We’ve all see the stories. Millennials are killing everything. In fact, when I went online to try and find examples, Business Insider had already compiled a list list for me. And wouldn’t you know it – napkins are on it. Now, I had already decided to talk about napkins before I saw that, but it does confirm that I’m not crazy (their conclusion for why people don’t use napkins was different anyway).

Why all this talk of napkins you ask? Because I had a revelation the other day. We have napkins in our house, but we don’t use them. I can’t recall the last time we set out napkins for a meal. I don’t even know why we have them in the house; probably for when we have company so we can look like we have it together. But here’s the thing. We do have it together, and we’re not dirty people.

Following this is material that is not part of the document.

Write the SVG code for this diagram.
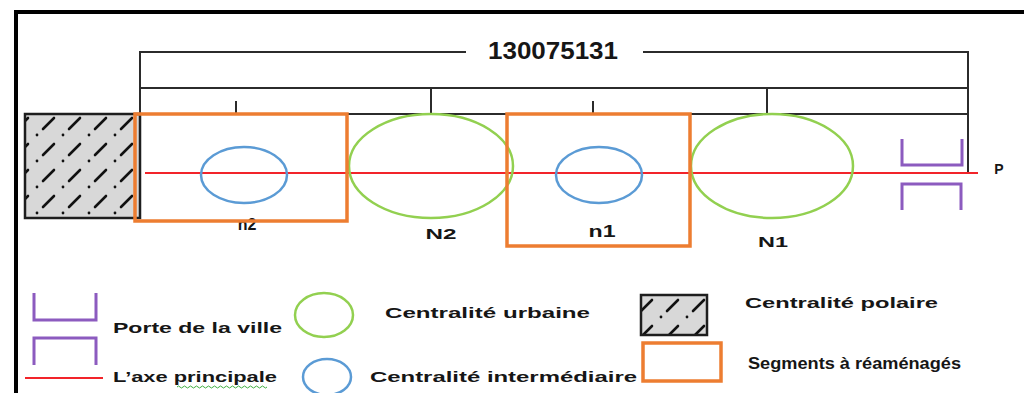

When I was a kid, I remember that we always had napkins out at the table. And I think that’s where the disconnect lies. That was part of the routine of setting the table. We had napkins even though we didn’t really need them. But recent generations lived in a post-WWII peace and material bounty. And so, what millennials today perceive to be superfluous possessions, took on a sacrosanct status.

As I dwelled on this generational divide, I overheard a conversation that fit this thread. A faculty member chided a student over umbrellas. In the end, he couldn’t fathom why this student wouldn’t use an umbrella. I’m in the same boat on this. I own multiple umbrellas, but the only time I have used them in the past year was to seem courteous to our AirBnb guest.

It’s not even that napkins are a luxury item that millennials can’t afford. People today just don’t consider material goods to be as much of a priority as people did in the past. It could be napkins, umbrellas, fabric softener, or diamonds and cars. Big and small, people choose to spend their money on something they can experience and directly interact with.

It’s so funny that it’s this small, seemingly insignificant thing. Who cares? Maybe not you, but that’s just it. Why should people care if we use umbrellas – or napkins for that matter?